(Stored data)
= = = = =
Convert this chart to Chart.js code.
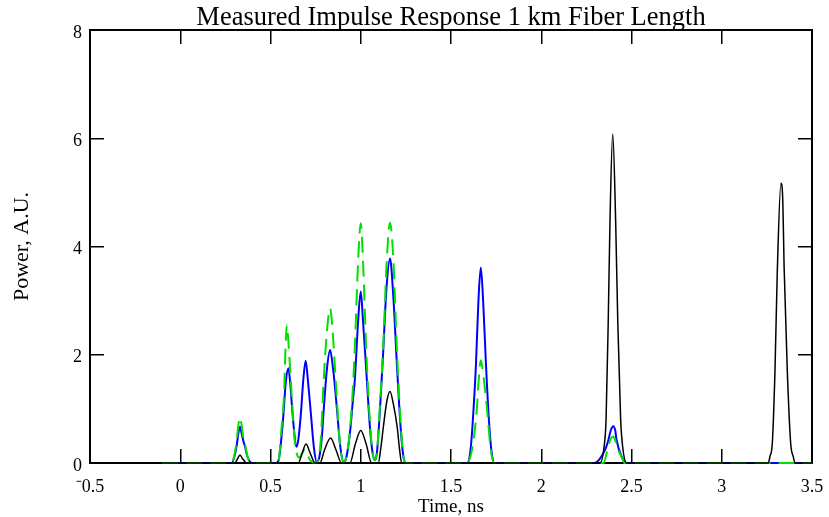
<!DOCTYPE html>
<html>
<head>
<meta charset="utf-8">
<script src="https://cdn.jsdelivr.net/npm/chart.js@4.4.1/dist/chart.umd.min.js"></script>
<style>
  html, body { margin: 0; padding: 0; background: #fff; }
  #wrap { width: 829px; height: 517px; position: relative; }
</style>
</head>
<body>
<div id="wrap"><canvas id="impulseChart"></canvas></div>
<script>
const impulseCtx = document.getElementById("impulseChart")

// traces (time in ns, power in A.U.)
const blackTime = [-0.1, 0.303, 0.318, 0.331, 0.345, 0.368,
    0.654, 0.675, 0.697, 0.72, 0.747,
    0.774, 0.80, 0.833, 0.862, 0.894,
    0.94, 0.97, 1.0, 1.03, 1.06,
    1.097, 1.112, 1.125, 1.145, 1.162, 1.18, 1.202, 1.215, 1.227,
    2.326, 2.348, 2.359, 2.371, 2.381, 2.396, 2.412, 2.424, 2.44, 2.451, 2.473,
    3.258, 3.267, 3.28, 3.295, 3.308, 3.328, 3.337, 3.346, 3.363, 3.382, 3.396, 3.406, 3.5]
const blackPower = [0, 0, 0.08, 0.15, 0.08, 0,
    0, 0.18, 0.35, 0.18, 0,
    0, 0.25, 0.46, 0.25, 0,
    0, 0.35, 0.6, 0.35, 0,
    0, 0.3, 0.66, 1.15, 1.32, 1.1, 0.66, 0.25, 0,
    0, 0.3, 0.8, 2.6, 4.5, 6.08, 4.5, 2.6, 0.8, 0.3, 0,
    0, 0.12, 0.36, 1.72, 3.57, 5.17, 4.95, 3.57, 1.72, 0.36, 0.12, 0, 0]

const blueTime = [-0.1, 0.285, 0.30, 0.313, 0.322, 0.331, 0.34, 0.35, 0.359, 0.372, 0.39, 0.40,
    0.53, 0.545, 0.56, 0.571, 0.585, 0.599, 0.61, 0.623, 0.645,
    0.655, 0.669, 0.682, 0.695, 0.708, 0.723, 0.74, 0.756,
    0.77, 0.785, 0.796, 0.813, 0.83, 0.848, 0.867, 0.885, 0.905,
    0.92, 0.94, 0.955, 0.968, 0.985, 1.0, 1.013, 1.033, 1.05, 1.065, 1.079,
    1.09, 1.105, 1.122, 1.142, 1.162, 1.18, 1.199, 1.22, 1.235, 1.25,
    1.59, 1.61, 1.625, 1.638, 1.652, 1.665, 1.678, 1.694, 1.71, 1.725, 1.74,
    2.295, 2.353, 2.37, 2.385, 2.399, 2.41, 2.417, 2.445, 2.47, 3.5]
const bluePower = [0, 0, 0.12, 0.33, 0.55, 0.67, 0.55, 0.4, 0.3, 0.12, 0.01, 0,
    0, 0.05, 0.45, 0.87, 1.5, 1.75, 1.45, 0.87, 0.3,
    0.45, 0.94, 1.55, 1.89, 1.5, 0.94, 0.3, 0.02,
    0.1, 0.5, 1.04, 1.75, 2.09, 1.7, 1.04, 0.35, 0.02,
    0.1, 0.55, 1.1, 1.58, 2.6, 3.17, 2.6, 1.58, 0.7, 0.2, 0.05,
    0.2, 0.9, 1.9, 3.2, 3.78, 3.1, 1.9, 0.7, 0.15, 0,
    0, 0.3, 1.0, 1.8, 3.0, 3.61, 3.0, 1.8, 0.8, 0.2, 0,
    0, 0.24, 0.4, 0.6, 0.68, 0.6, 0.43, 0.12, 0, 0]

const greenTime = [-0.1, 0.285, 0.30, 0.313, 0.322, 0.331, 0.34, 0.35, 0.359, 0.372, 0.39, 0.40,
    0.53, 0.545, 0.56, 0.575, 0.583, 0.59, 0.60, 0.617, 0.636, 0.66, 0.69, 0.72, 0.75,
    0.765, 0.78, 0.793, 0.812, 0.83, 0.845, 0.863, 0.885, 0.905,
    0.92, 0.94, 0.955, 0.968, 0.985, 1.0, 1.013, 1.029, 1.05, 1.065, 1.079,
    1.09, 1.105, 1.125, 1.145, 1.162, 1.18, 1.199, 1.22, 1.235, 1.25,
    1.59, 1.61, 1.628, 1.642, 1.655, 1.665, 1.68, 1.701, 1.72, 1.74,
    2.344, 2.371, 2.385, 2.399, 2.41, 2.427, 2.455, 2.46, 3.5]
const greenPower = [0, 0, 0.15, 0.42, 0.7, 0.84, 0.7, 0.45, 0.35, 0.12, 0.01, 0,
    0, 0.05, 0.6, 1.27, 2.1, 2.55, 2.2, 1.27, 0.36, 0.1, 0.25, 0.05, 0,
    0.05, 0.5, 1.43, 2.4, 2.86, 2.4, 1.43, 0.35, 0.02,
    0.1, 0.6, 1.3, 2.2, 3.7, 4.43, 3.7, 2.2, 0.8, 0.2, 0.05,
    0.2, 1.0, 2.2, 3.8, 4.44, 3.8, 2.2, 0.8, 0.15, 0,
    0, 0.15, 0.5, 0.95, 1.6, 1.9, 1.6, 0.95, 0.25, 0,
    0, 0.3, 0.45, 0.49, 0.42, 0.24, 0.04, 0, 0]

const toPoints = (xs, ys) => xs.map((x, i) => ({ x: x, y: ys[i] }))

const serif = "'Liberation Serif', 'Times New Roman', serif"

function fixSize(size, horizontal) {
    // pin the axis boxes so the plot frame lands where the original one is
    return function (scale) {
        if (horizontal) scale.height = size
        else scale.width = size
        scale.paddingLeft = 0
        scale.paddingRight = 0
        scale.paddingTop = 0
        scale.paddingBottom = 0
    }
}

const tickGrid = {
    drawOnChartArea: false,
    tickLength: -14,
    lineWidth: 1.5,
    color: '#000'
}
const frame = { display: true, color: '#000', width: 2 }

const impulseChart = new Chart(impulseCtx, {
    type: 'line',
    data: {
        datasets: [{
            label: 'Trace 1',
            data: toPoints(blackTime, blackPower),
            borderColor: '#000000',
            borderWidth: 1.5,
            pointRadius: 0,
            cubicInterpolationMode: 'monotone',
            clip: false
        }, {
            label: 'Trace 3',
            data: toPoints(greenTime, greenPower),
            borderColor: '#00e000',
            borderWidth: 2,
            borderDash: [16, 8],
            pointRadius: 0,
            cubicInterpolationMode: 'monotone',
            clip: false
        }, {
            label: 'Trace 2',
            data: toPoints(blueTime, bluePower),
            borderColor: '#0000ff',
            borderWidth: 2,
            pointRadius: 0,
            cubicInterpolationMode: 'monotone',
            clip: false
        }]
    },
    options: {
        responsive: true,
        maintainAspectRatio: false,
        animation: false,
        layout: { padding: 0 },
        plugins: {
            legend: { display: false },
            tooltip: { enabled: false },
            title: { display: false }
        },
        scales: {
            x: {
                type: 'linear',
                position: 'bottom',
                min: -0.5,
                max: 3.5,
                grid: tickGrid,
                border: frame,
                ticks: {
                    stepSize: 0.5,
                    padding: 29,
                    maxRotation: 0,
                    color: '#000',
                    font: { family: serif, size: 18, lineHeight: 1 },
                    callback: (v) => v < 0 ? '\u207B' + Math.abs(v) : String(v)
                },
                title: {
                    display: true,
                    text: 'Time, ns',
                    color: '#000',
                    padding: 0,
                    font: { family: serif, size: 19, lineHeight: 1 }
                },
                afterFit: fixSize(54, true)
            },
            x2: {
                type: 'linear',
                position: 'top',
                min: -0.5,
                max: 3.5,
                grid: tickGrid,
                border: frame,
                ticks: { stepSize: 0.5, display: false },
                title: {
                    display: true,
                    text: 'Measured Impulse Response 1 km Fiber Length',
                    color: '#000',
                    padding: { top: 5, bottom: 0 },
                    font: { family: serif, size: 26.5, lineHeight: 1 }
                },
                afterFit: fixSize(30, true)
            },
            y: {
                type: 'linear',
                position: 'left',
                min: 0,
                max: 8,
                grid: tickGrid,
                border: frame,
                ticks: {
                    stepSize: 2,
                    padding: 22,
                    labelOffset: 3,
                    color: '#000',
                    font: { family: serif, size: 18, lineHeight: 1 }
                },
                title: {
                    display: true,
                    text: 'Power, A.U.',
                    color: '#000',
                    padding: { top: 11, bottom: 0 },
                    font: { family: serif, size: 22, lineHeight: 1 }
                },
                afterFit: fixSize(90, false)
            },
            y2: {
                type: 'linear',
                position: 'right',
                min: 0,
                max: 8,
                grid: tickGrid,
                border: frame,
                ticks: { stepSize: 2, display: false },
                afterFit: fixSize(17, false)
            }
        }
    }
});
</script>
</body>
</html>
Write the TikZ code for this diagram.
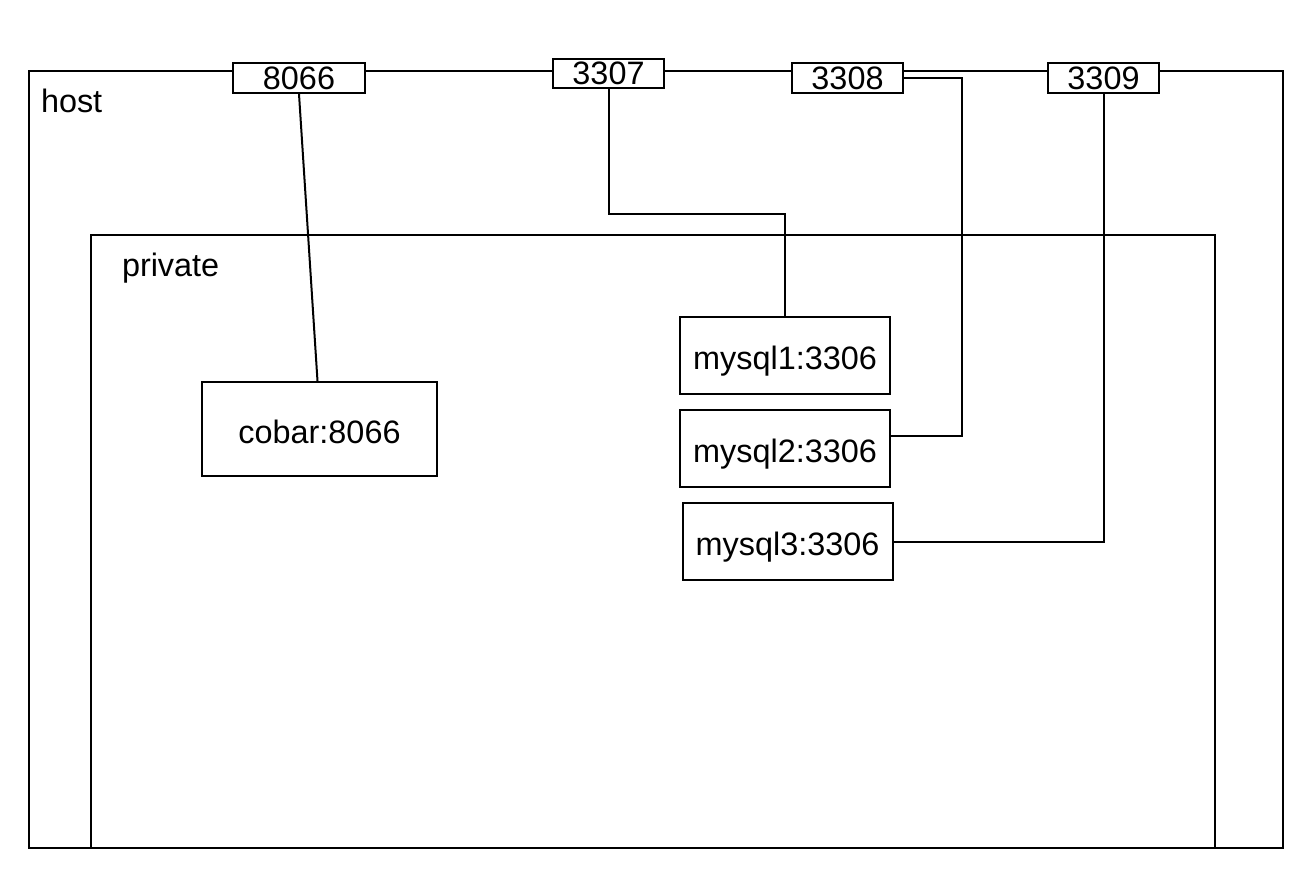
\documentclass[tikz,border=0pt]{standalone}
\usepackage{fontspec}
\setmainfont{Liberation Sans}
\usetikzlibrary{calc}

\begin{document}
\begin{tikzpicture}[x=0.5pt, y=-0.5pt, line width=1pt,
		every node/.style={font=\fontsize{16.2}{18}\selectfont},
		label/.style={anchor=base west, inner sep=0pt},
		port/.style={draw, fill=white, rectangle, minimum width=55.5pt, minimum height=15pt, inner sep=0pt},
		service/.style={draw, fill=white, rectangle, minimum width=105pt, minimum height=38.5pt, inner sep=0pt, text height=14pt, text depth=0pt}]
			\useasboundingbox (0, 0) rectangle (1304, 874);

			\draw (29, 71) rectangle (1283, 848);
			\draw (91, 235) rectangle (1215, 848);
			\draw (40, 112) node[label] 	(host_label) 	{host};
			\draw (121, 276) node[label] 	(private_label) {private};

			\draw (299, 78) 	node[port, minimum width=66pt] 	(port_8066) 	{8066};
			\draw (608.5, 73.5) node[port, minimum height=14.5pt] (port_3307) 	{3307};
			\draw (847.5, 78) 	node[port] 	(port_3308) 	{3308};
			\draw (1103.5, 78) 	node[port] 	(port_3309) 	{3309};

			\draw (319.5, 429) 	node[service, minimum width=117.5pt, minimum height=47pt] 	(cobar) 	{cobar:8066};
			\draw (785, 355.5) 	node[service] 	(mysql_1) 	{mysql1:3306};
			\draw (785, 448.5) 	node[service] 	(mysql_2) 	{mysql2:3306};
			\draw (787.5, 541.5) node[service] 	(mysql_3) 	{mysql3:3306};

			\coordinate (bend_3307) at (700, 214);
			\coordinate (bend_3308) at (962, 436);

			\draw (port_8066.south) -- ([xshift=-1pt]cobar.north);
			\draw (port_3307.south) |- (bend_3307) -| (mysql_1.north);
			\draw (port_3308.east) -| (bend_3308) -- (bend_3308 -| mysql_2.east);
			\draw (port_3309.south) |- (mysql_3.east);
		\end{tikzpicture}
\end{document}
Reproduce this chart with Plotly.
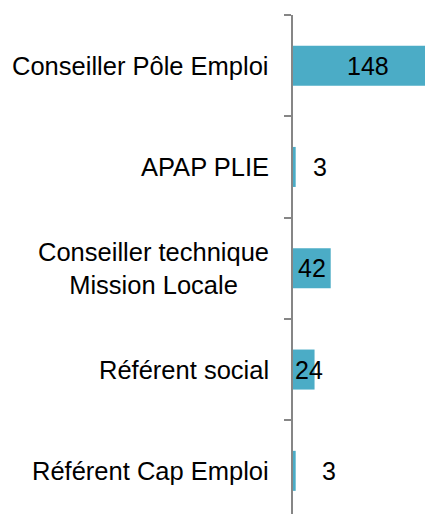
import plotly.graph_objects as go

categories = ["Conseiller Pôle Emploi", "APAP PLIE", "Conseiller technique<br>Mission Locale",
              "Référent social", "Référent Cap Emploi"]
values = [148, 3, 42, 24, 3]
label_shift = [9, 26, 0, 5, 35]  # horizontal nudges of data labels (px)

BAR = "#4BACC6"
FONT = "Liberation Sans, Arial, sans-serif"

fig = go.Figure()
fig.add_trace(go.Bar(
    y=categories, x=values, orientation="h",
    marker=dict(color=BAR, line=dict(width=0)),
    hoverinfo="skip",
))

annotations = []
for c, v, s in zip(categories, values, label_shift):
    annotations.append(dict(
        x=v / 2, y=c, xref="x", yref="y", text=str(v), showarrow=False,
        xanchor="center", yanchor="middle", xshift=s,
        font=dict(family=FONT, size=25, color="#000000"),
    ))
    annotations.append(dict(
        x=0, y=c, xref="paper", yref="y", text=c, showarrow=False,
        xanchor="right", yanchor="middle", xshift=-22, align="center",
        font=dict(family=FONT, size=25.5, color="#000000"),
    ))

fig.update_layout(
    width=425, height=514,
    margin=dict(l=293, r=0, t=15, b=0),
    paper_bgcolor="white", plot_bgcolor="white",
    showlegend=False,
    bargap=0.605,
    annotations=annotations,
    xaxis=dict(range=[0, 147], visible=False, showgrid=False, zeroline=False),
    yaxis=dict(
        type="category",
        categoryorder="array", categoryarray=categories,
        range=[4.426, -0.5],
        showticklabels=False,
        showline=True, linecolor="#868686", linewidth=2,
        ticks="outside", tickson="boundaries", ticklen=7, tickwidth=2, tickcolor="#868686",
        showgrid=False, zeroline=False,
    ),
)

fig.write_html("out.html", config={"displayModeBar": False},
               post_script="document.body.style.margin='0';document.body.style.overflow='hidden';")
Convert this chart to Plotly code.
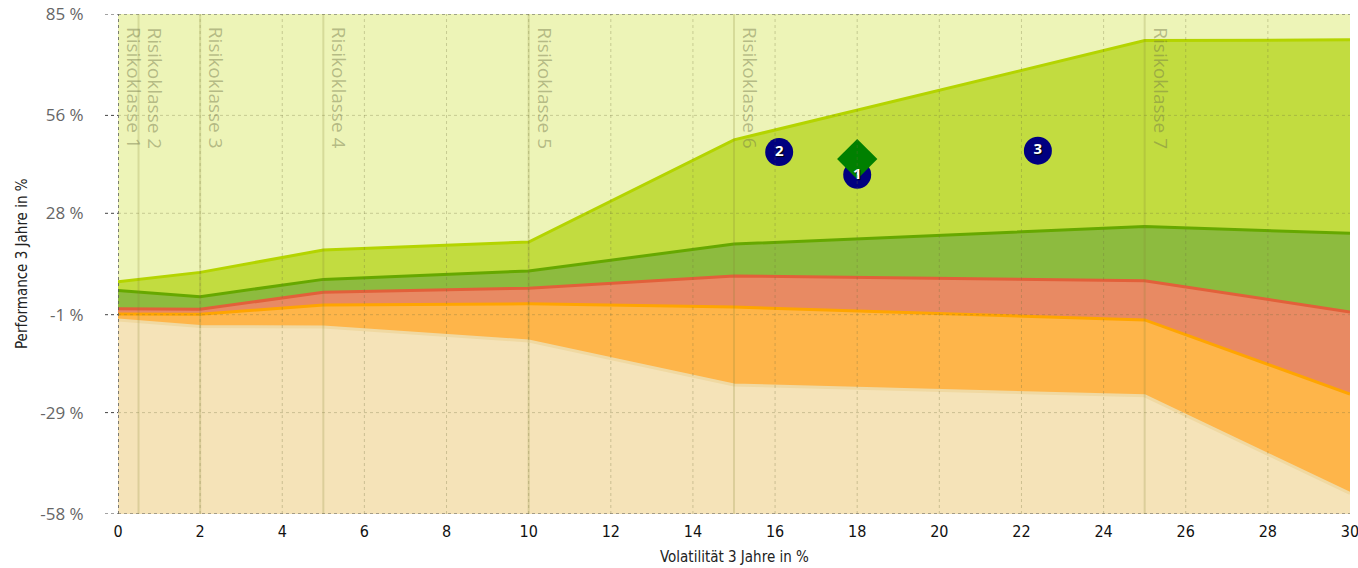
= = = = =
REQUIREMENT | Give again, unchanged, only the lines from the line containing "Reproduce this chart with Plotly." to the last line of the records above. Pictures do not belong in the copy.

FULL OUTPUT |
Reproduce this chart with Plotly.
import plotly.graph_objects as go

categories = ["Conseiller Pôle Emploi", "APAP PLIE", "Conseiller technique<br>Mission Locale",
              "Référent social", "Référent Cap Emploi"]
values = [148, 3, 42, 24, 3]
label_shift = [9, 26, 0, 5, 35]  # horizontal nudges of data labels (px)

BAR = "#4BACC6"
FONT = "Liberation Sans, Arial, sans-serif"

fig = go.Figure()
fig.add_trace(go.Bar(
    y=categories, x=values, orientation="h",
    marker=dict(color=BAR, line=dict(width=0)),
    hoverinfo="skip",
))

annotations = []
for c, v, s in zip(categories, values, label_shift):
    annotations.append(dict(
        x=v / 2, y=c, xref="x", yref="y", text=str(v), showarrow=False,
        xanchor="center", yanchor="middle", xshift=s,
        font=dict(family=FONT, size=25, color="#000000"),
    ))
    annotations.append(dict(
        x=0, y=c, xref="paper", yref="y", text=c, showarrow=False,
        xanchor="right", yanchor="middle", xshift=-22, align="center",
        font=dict(family=FONT, size=25.5, color="#000000"),
    ))

fig.update_layout(
    width=425, height=514,
    margin=dict(l=293, r=0, t=15, b=0),
    paper_bgcolor="white", plot_bgcolor="white",
    showlegend=False,
    bargap=0.605,
    annotations=annotations,
    xaxis=dict(range=[0, 147], visible=False, showgrid=False, zeroline=False),
    yaxis=dict(
        type="category",
        categoryorder="array", categoryarray=categories,
        range=[4.426, -0.5],
        showticklabels=False,
        showline=True, linecolor="#868686", linewidth=2,
        ticks="outside", tickson="boundaries", ticklen=7, tickwidth=2, tickcolor="#868686",
        showgrid=False, zeroline=False,
    ),
)

fig.write_html("out.html", config={"displayModeBar": False},
               post_script="document.body.style.margin='0';document.body.style.overflow='hidden';")
Convert this chart to Plotly code.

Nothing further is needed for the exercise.